Hasta que el momento revelador llegó cuando un madrileño muy circunspecto le preguntó: "¿Usted está tan seguro de que a España le conviene desmembrarse?". Perplejo, el historiador no supo al principio qué responder, hasta que apurado por la mirada inquisidora del hombre, ensayó: "Mire, yo, la verdad, no tengo opinión formada y jamás se me ocurría tenerla".
"Pues entonces, ¿por qué anda con la senyera provocándonos?", se impacientó el español, cerca de perder los estribos.
Recién ahí O'Donnell comprendió que durante meses él, su familia y su auto habían agitado la insignia del separatismo catalán en Madrid. Las rayas amarillas y rojas, símbolo inequívoco de la la bandera independentista de Cataluña, provocaba —como hoy— escozor en la capital española.
"Muerto Franco no hacía mucho tiempo —evoca el historiador—, las distintas regiones peninsulares que el Generalísimo había mantenido unidas por el terror al grito de ¡España una, grande y libre! comenzaban a recuperar su identidad tras años de hegemonía madrileña".
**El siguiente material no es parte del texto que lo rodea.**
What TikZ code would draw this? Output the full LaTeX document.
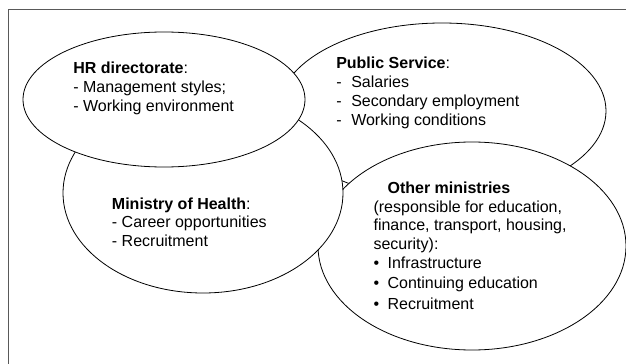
\documentclass[tikz,border=0pt]{standalone}
\usepackage{fontspec}
\setmainfont{Liberation Sans}
\usetikzlibrary{shapes.geometric}

\newcommand{\pxu}{0.75pt}
\newcommand{\dashitem}[1]{\makebox[11.25pt][l]{-}#1}
\newcommand{\bulitem}[1]{\makebox[10.5pt][l]{\textbullet}#1}

\tikzset{
  blob/.style={ellipse,draw,fill=white,line width=0.6pt,inner sep=0pt},
  % anchored at the baseline of the last line
  txt/.style={anchor=base west,align=left,inner sep=0pt,
    font=\fontsize{12pt}{14.1pt}\selectfont},
  frame/.style={draw=black!65,line width=1.3pt}
}

\begin{document}
\begin{tikzpicture}[x=0.75pt,y=-0.75pt]
\useasboundingbox (0,0) rectangle (626,364);
\draw[frame] (8.5,370) -- (8.5,9.5) -- (640,9.5);

% back to front
\node[blob,minimum width=328*\pxu,minimum height=176*\pxu] (ps) at (442,111) {};
\node[txt] (pstxt) at (336,125) {\textbf{Public Service}:\\
  \dashitem{Salaries}\\
  \dashitem{Secondary employment}\\
  \dashitem{Working conditions}};

\node[blob,minimum width=308*\pxu,minimum height=208*\pxu] (om) at (472,246) {};
\node[txt] (omtxt) at (373.3,309.3) {\hspace*{10.5pt}\textbf{Other ministries}\\
  (responsible for education,\\
  finance, transport, housing,\\
  security):\\
  \bulitem{Infrastructure}\\[1.2pt]
  \bulitem{Continuing education}\\[1.2pt]
  \bulitem{Recruitment}};

\node[blob,minimum width=280*\pxu,minimum height=200*\pxu] (moh) at (203,193) {};
\node[txt] (mohtxt) at (111.7,246.7) {\textbf{Ministry of Health}:\\
  - Career opportunities\\
  - Recruitment};

\node[blob,minimum width=282*\pxu,minimum height=135*\pxu] (hr) at (164,99.5) {};
\node[txt] (hrtxt) at (73,111) {\textbf{HR directorate}:\\
  - Management styles;\\
  - Working environment};
\end{tikzpicture}
\end{document}
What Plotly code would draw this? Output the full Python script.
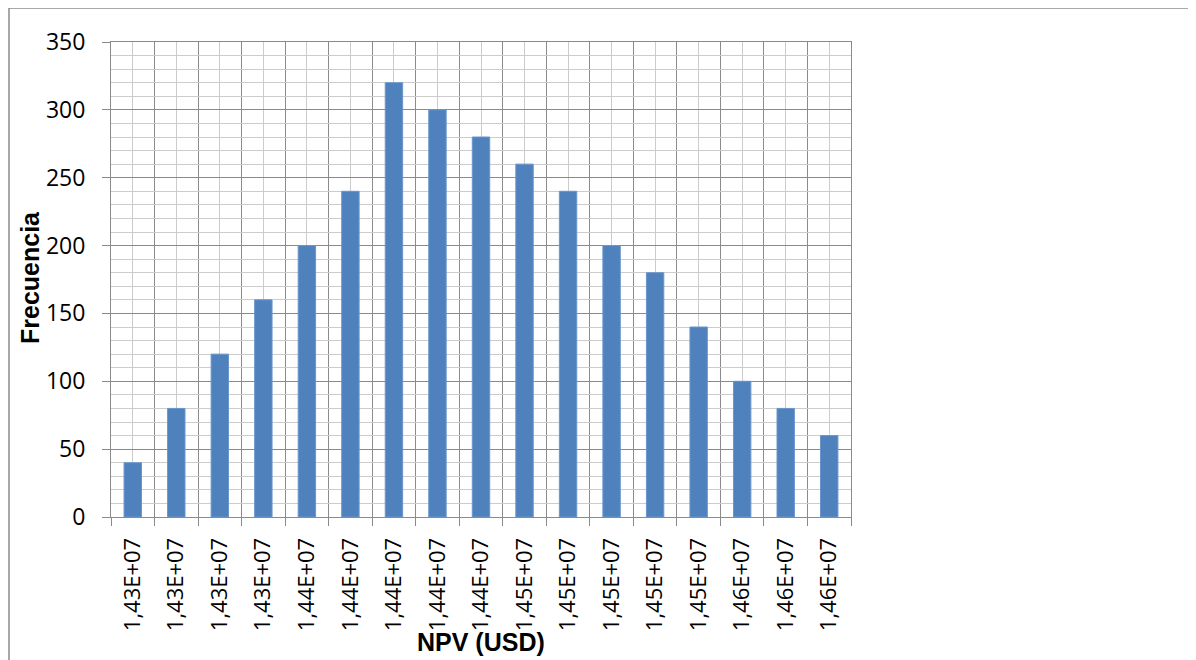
import plotly.graph_objects as go

categories = ["1,43E+07", "1,43E+07", "1,43E+07", "1,43E+07",
              "1,44E+07", "1,44E+07", "1,44E+07", "1,44E+07", "1,44E+07",
              "1,45E+07", "1,45E+07", "1,45E+07", "1,45E+07", "1,45E+07",
              "1,46E+07", "1,46E+07", "1,46E+07"]
frequencies = [40, 80, 120, 160, 200, 240, 320, 300, 280, 260, 240, 200, 180, 140, 100, 80, 60]
x_title = "NPV (USD)"
y_title = "Frecuencia"

n = len(categories)
xs = list(range(n))
boundaries = [i - 0.5 for i in range(n + 1)]

W, H = 1196, 660
OFF = 8  # page body margin
PL, PR, PT, PB = 111, 851, 42, 517  # plot area in page pixels
L, R, T, B = PL - OFF, PR - OFF, PT - OFF, PB - OFF
pw, ph = PR - PL, PB - PT

fig = go.Figure()
fig.add_trace(go.Bar(x=xs, y=frequencies, width=0.4,
                     marker=dict(color="#4f81bd", line=dict(color="#6a96cc", width=1))))

tickfont = dict(family="Open Sans", size=22, color="#000000")
titlefont = dict(family="Liberation Sans", size=25, color="#000000")
fig.update_layout(
    width=W, height=H,
    margin=dict(l=L, r=W - R, t=T, b=H - B),
    paper_bgcolor="white", plot_bgcolor="white",
    showlegend=False,
    bargap=0.6,
    xaxis=dict(
        range=[-0.5, n - 0.5], automargin=False,
        tickmode="array", tickvals=xs, ticktext=categories,
        tickangle=-90, tickfont=tickfont, ticks="",
        ticklabelstandoff=11,
        showgrid=True, gridcolor="#cccccc", gridwidth=1,
        minor=dict(tickvals=boundaries, ticks="outside", ticklen=8, tickcolor="#8a8a8a",
                   showgrid=True, gridcolor="#8a8a8a", gridwidth=1),
        showline=True, linecolor="#8a8a8a", linewidth=1, mirror=True,
        zeroline=False,
    ),
    yaxis=dict(
        range=[0, 350], automargin=False, tickmode="linear", tick0=0, dtick=50,
        tickfont=dict(family="Open Sans", size=23, color="#000000"),
        ticks="outside", ticklen=8, tickcolor="#8a8a8a",
        ticklabelstandoff=12,
        showgrid=True, gridcolor="#8a8a8a", gridwidth=1,
        minor=dict(dtick=10, showgrid=True, gridcolor="#cccccc", gridwidth=1, ticks=""),
        showline=True, linecolor="#8a8a8a", linewidth=1, mirror=True,
        zeroline=False,
    ),
)

fig.add_annotation(text="<b>" + x_title + "</b>", xref="paper", yref="paper",
                   x=0.5, y=(PB - 642) / ph, xanchor="center", yanchor="middle",
                   showarrow=False, font=titlefont)
fig.add_annotation(text="<b>" + y_title + "</b>", xref="paper", yref="paper",
                   x=(30 - PL) / pw, y=(PB - 278) / ph, xanchor="center", yanchor="middle",
                   textangle=-90, showarrow=False, font=titlefont)

fig.add_shape(type="rect", xref="paper", yref="paper",
              x0=(9 - PL) / pw, x1=(1194 - PL) / pw,
              y0=(PB - 700) / ph, y1=(PB - 8) / ph,
              line=dict(color="#8c8c8c", width=1.5), fillcolor="rgba(0,0,0,0)", layer="below")

fig.write_html("out.html")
Y allí estaban los O'Donnell, con ansias de asimilación, pero embarcados, sin saberlo, en una campaña proselitista para que Cataluña se escindiera de España. "Por equivocación —cuenta, resignado—, corriendo riesgos innecesarios, participé de los albores del renovado proceso de independencia catalana que hoy tiene caliente actualidad".
Pero existe una justificación: "El exiliado —apunta, con autoridad— es un ser que ha perdido los referentes constitutivos de su yo. El espejo de lo cotidiano que le devuelve la identidad se ha roto en pedazos. La confusión es el estado predominante y las equivocaciones son su resultado".
Ajeno al revuelo que causó, aquel entrañable autito "terminó su vida en alguna cuesta de Asturias exhalando su último suspiro con olor a aceite quemado", recuerda el escritor, quien al deshacerse del vehículo ya no tuvo más problemas de asimilación. "A pesar de aquellas primeras tensiones —aclara— nunca dejaré de agradecer la generosidad con la que nos recibió España".